Per ciascun progetto di ottimizzazione tipicamente si procede con l’analisi approfondita dei dati provenienti da MES e CMMS, lo sviluppo dei deployment sotto forma di Analisi di Pareto (sfruttando il MES per misurare gli effetti di guasto e il CMMS per il reporting delle cause); l’individuazione degli effetti e delle cause principali; la scomposizione dei guasti con uno studio più dettagliato basato sugli strumenti del TPM, per l’individuazione delle cause alla radice e lo sviluppo di un piano di eliminazione completa e definitiva delle stesse; il controllo degli effetti nel tempo; l’estensione ad altri impianti.

È importante sottolineare che il pilastro PM non opera da solo. Di volta in volta, è necessario il coinvolgimento dei colleghi coinvolti in altri pilastri, principalmente il pilastro AM (Autonomous Maintenance), FI (Focused Improvement) e T&E (Training & Education). La figura mostra un esempio di stratificazione degli eventi in base alla tipologia di causa: si vede che ciascuna tipologia richiede il coinvolgimento di vari pilastri, che poi portano all’impiego di metodi specifici per il miglioramento. Solamente per i breakdowns si opera all’interno del pilastro PM, con strumenti come il breakdowns analysis sheet, i 5WHYs, il diagramma di Ishikawa.

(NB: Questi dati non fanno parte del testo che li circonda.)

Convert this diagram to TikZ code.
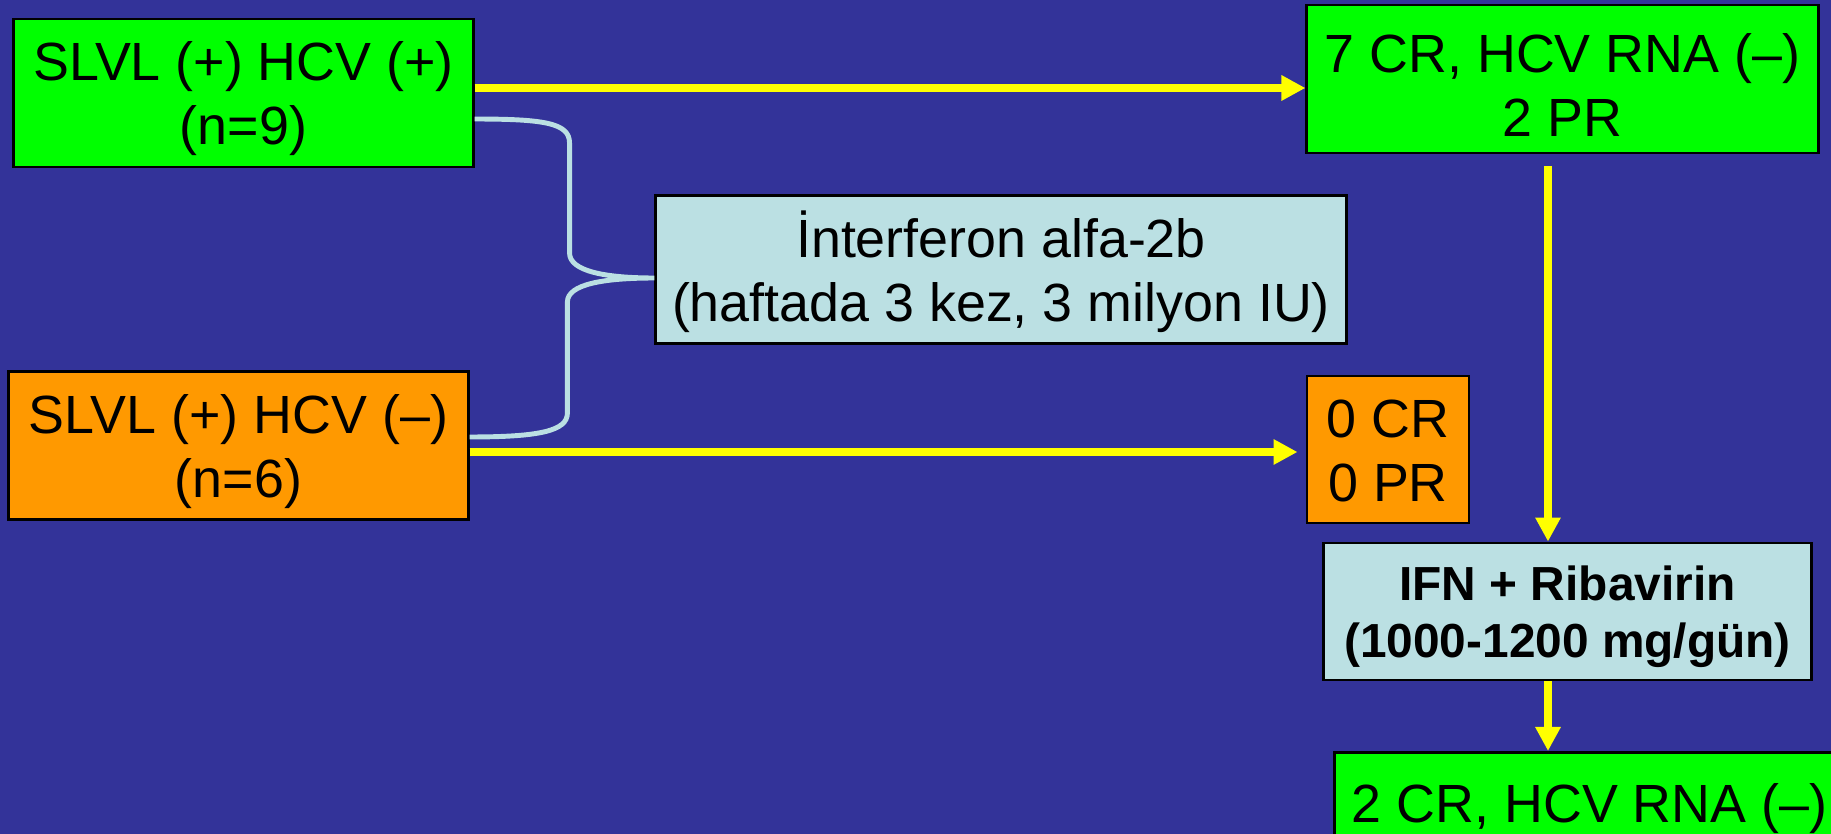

Con l’applicazione di questi strumenti è divenuto evidente come le principali cause di perdite fossero dovute alla carenza di standard e di formazione. In figura sono mostrati alcuni risultati della creazione di standard di manutenzione, standard di lubrificazione e standard di cambio formato e pulizie.

Conclusioni

I risultati sono stati rilevanti. Dal 2013 ad oggi si è osservata la riduzione del KPI numero di failures (si ricorda che tale indicatore è comprensivo di short-stoppages, adjustments e breakdowns), con percentuali di riduzione di più del 50 % per il reparto Confezionamento e di circa il 20 % per il reparto Modellaggio.

Tra i KAIs, è da segnalare la crescita costante delle maintenance SOP e OPL negli anni, con un forte incremento dal 2015 al 2016 (5 volte tanto in un anno).

I risultati hanno dimostrato che il percorso seguito sta garantendo il successo sperato. L’introduzione del TPM, oltre all’investimento di tempo delle persone coinvolte, ha avuto un costo per i consulenti esterni, ma i risultati dimostrano che l’investimento ha prodotto un ritorno ben superiore ai costi.

Per certificare il progresso, ci si è posti l’obiettivo di far valutare il sistema attraverso il JIPM – Japanese Insitute of Planned Maintenance. Lindt ha così ottenuto l’Award for TPM Excellence, superando il primo assessment con 78 punti (per superare ‘l’esamè della commissione giapponese ne bastano 70): è la prima fabbrica del gruppo a ottenere questo risultato. Poiché sono cinque i livelli da raggiungere, e attualmente è stato superato il primo, l’obiettivo è di proseguire nella scalata.